Оля проявляла чудеса изобретательности. Она умела все устраивать, созваниваясь со старыми знакомыми, любезничая с администрацией и проч. В отличие от других артистов, которые «звездили» не по делу — устраивали скандалы из-за сорванных концертов, требовали компенсации, она была предельно корректна, доброжелательна. Сорванные концерты компенсировались подменами заболевших артистов, участием в различных «внезапно» возникающих мероприятиях. И всё у нее ладилось, всё удавалось и все были довольны, кроме меня — я капризничал, но Оля умела убедить…
Возвращаюсь домой. Жена встречает на пороге новостью:
— Завтра у тебя концерт в станице. Мы с Олей проверили — ты свободен, ехать можешь.
— Нет не могу. Я обещал быть на репетиции студенческого спектакля. Ребята просили. Неудобно подводить, — пытаюсь заявить о своих правах.
— Да они и не заметят, что ты не пришел. Не надейся, что твое мнение кому-то интересует. Пригласили так, «для публики», хотят поиграть «на балду». Мы всегда так делали. А ты не балда, ты преподаватель института, солист филармонии! Веди себя соответственно своему статусу.
Хотел промолчать, но не выдержал и буркнул: «Где слов таких нахваталась».
— Фильмы нужно смотреть советские, умник, а то — Феллини, Антониони!
— Это в каких-таких наших фильмах про статус рассуждают, хотелось бы узнать.
— «Москва слезам не верит»! — победительно завершила разговор жена.
Слезы лить, конечно, не стал, но обиду изобразил и позвонил Оле.
— Ты зря упрямишься — пояснила певица, — Нам повезло. Концерт будет в «рисосеющем районе».
— Я рис не ем, не люблю.
— Правильно делаешь. Но дело не в этом. Ты, как всегда, не в курсе. Район принял встречный план по будущему урожаю. Обещают собрать на сто тысяч тонн больше государственного задания. Местные власти решили поддержать инициативу. «Сексот» уже песню написал «О встречном» — про эти сто тысяч тонн. А нам предложили перед севом культурно обслужить рисоводов. В связи с внезапной возникшей потребностью, один концерт засчитают за два!
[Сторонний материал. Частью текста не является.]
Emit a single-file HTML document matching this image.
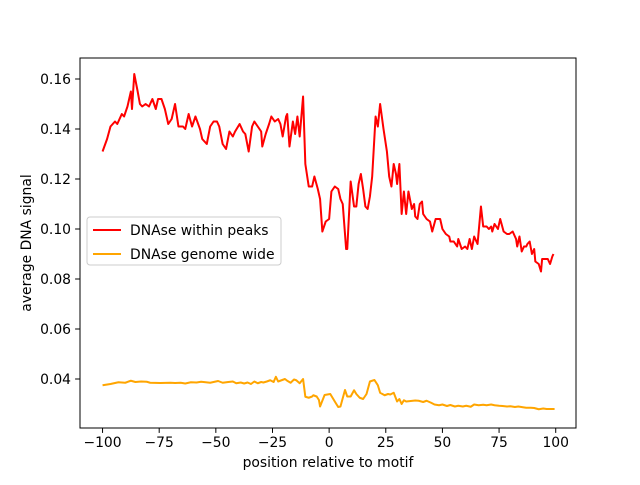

— Вот такой рис я люблю, — пытаюсь пошутить в ответ, понимая, что дальнейшее сопротивление неразумно.
Утром нас всех — меня с Олей, и артистов двух лекториев — загрузили в большой филармонический «Икарус», тот самый, который едва не подвергся заражению в период «эпидемии». Повезли по точкам в «рисосеющий район». Наша «точка» была первой. Высадили на трассе, дабы не терять время и других доставить вовремя — к началу концертов. Всезнающая Оля сказала — «здесь недалеко, дойдем». Тепло распрощавшись с артистами лектория, шутливо пожелав музыкантам «новых художественных достижений», а водителю удачной дорожной ситуации, мы направились в клуб, где собственно и был назначен концерт. Беспечно болтая, быстро дошли до центра станицы. Клуб располагался рядом с правлением, школой, универмагом. Подошли к парадному крыльцу и тут, «на пороге», нас ожидал сюрприз: большая афиша, повешенная у входа, извещала, что сегодня будет концерт, но… не наш. На афише были изображены жизнерадостная физиономия знаменитого композитора-песенника, развернувшего баянные меха, и его молодая супруга и по совместительству исполнительница песен знаменитого композитора. Причем, жена была представлена во всей красе — с густо напомаженным открытым ртом. Лицо ее выражало одновременно и злость, и удивление. Афиша извещала: «вход свободный, приглашаются все».